Written problem> Extract only the first line of the listing and every line after it up to and including the one with "Sans Mono', 'Liberation". Omit the pictures.

Dataset extract>
-------------------------

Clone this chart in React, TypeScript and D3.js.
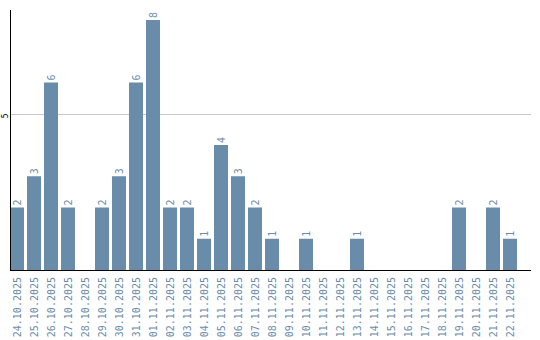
import React from "react";
import * as d3 from "d3";

const categories = [
  "24.10.2025", "25.10.2025", "26.10.2025", "27.10.2025", "28.10.2025",
  "29.10.2025", "30.10.2025", "31.10.2025", "01.11.2025", "02.11.2025",
  "03.11.2025", "04.11.2025", "05.11.2025", "06.11.2025", "07.11.2025",
  "08.11.2025", "09.11.2025", "10.11.2025", "11.11.2025", "12.11.2025",
  "13.11.2025", "14.11.2025", "15.11.2025", "16.11.2025", "17.11.2025",
  "18.11.2025", "19.11.2025", "20.11.2025", "21.11.2025", "22.11.2025",
];
const values = [2, 3, 6, 2, 0, 2, 3, 6, 8, 2, 2, 1, 4, 3, 2, 1, 0, 1, 0, 0, 1, 0, 0, 0, 0, 0, 2, 0, 2, 1];
const yTicks = [5];

const W = 540;
const H = 340;
const BAR = "#6a8cab";
const TXT = "#6a8cab";
const MONO = "'DejaVu Sans Mono', 'Liberation Mono', monospace";

export default function App() {
  const x = d3.scaleBand<string>().domain(categories).range([10, 517]).paddingInner(3 / 17).paddingOuter(0);
  const y = d3.scaleLinear().domain([0, 8]).range([270, 20]);
  const bw = x.bandwidth();
  return (
    <svg width={W} height={H} style={{ position: "absolute", left: 0, top: 0, background: "#fff" }}>
      {yTicks.map((t) => (
        <g key={t}>
          <line x1={10} x2={531} y1={Math.round(y(t)) + 0.5} y2={Math.round(y(t)) + 0.5} stroke="#c8c8c8" strokeWidth={1} />
          <text
            transform={`translate(5,${y(t) + 2}) rotate(-90)`}
            textAnchor="middle"
            dy="0.35em"
            fontSize={8}
            fontFamily={MONO}
            fill="#000"
          >
            {t}
          </text>
        </g>
      ))}
      {categories.map((c, i) => {
        const v = values[i];
        const x0 = x(c)!;
        return (
          <g key={c}>
            {v > 0 && <rect x={x0} y={y(v)} width={bw} height={y(0) - y(v)} fill={BAR} />}
            {v > 0 && (
              <text
                transform={`translate(${x0 + bw / 2},${y(v) - 2}) rotate(-90)`}
                textAnchor="start"
                dy="0.35em"
                fontSize={10}
                fontFamily={MONO}
                fill={TXT}
              >
                {v}
              </text>
            )}
            <text
              transform={`translate(${x0 + bw / 2},277) rotate(-90)`}
              textAnchor="end"
              dy="0.35em"
              fontSize={10}
              fontFamily={MONO}
              fill={TXT}
            >
              {c}
            </text>
          </g>
        );
      })}
      <line x1={10.5} x2={10.5} y1={10} y2={270} stroke="#000" strokeWidth={1} />
      <line x1={10} x2={531} y1={270.5} y2={270.5} stroke="#000" strokeWidth={1} />
    </svg>
  );
}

-------------------------

The completed task>
Clone this chart in React, TypeScript and D3.js.
import React from "react";
import * as d3 from "d3";

const categories = [
  "24.10.2025", "25.10.2025", "26.10.2025", "27.10.2025", "28.10.2025",
  "29.10.2025", "30.10.2025", "31.10.2025", "01.11.2025", "02.11.2025",
  "03.11.2025", "04.11.2025", "05.11.2025", "06.11.2025", "07.11.2025",
  "08.11.2025", "09.11.2025", "10.11.2025", "11.11.2025", "12.11.2025",
  "13.11.2025", "14.11.2025", "15.11.2025", "16.11.2025", "17.11.2025",
  "18.11.2025", "19.11.2025", "20.11.2025", "21.11.2025", "22.11.2025",
];
const values = [2, 3, 6, 2, 0, 2, 3, 6, 8, 2, 2, 1, 4, 3, 2, 1, 0, 1, 0, 0, 1, 0, 0, 0, 0, 0, 2, 0, 2, 1];
const yTicks = [5];

const W = 540;
const H = 340;
const BAR = "#6a8cab";
const TXT = "#6a8cab";
const MONO = "'DejaVu Sans Mono', 'Liberation Mono', monospace";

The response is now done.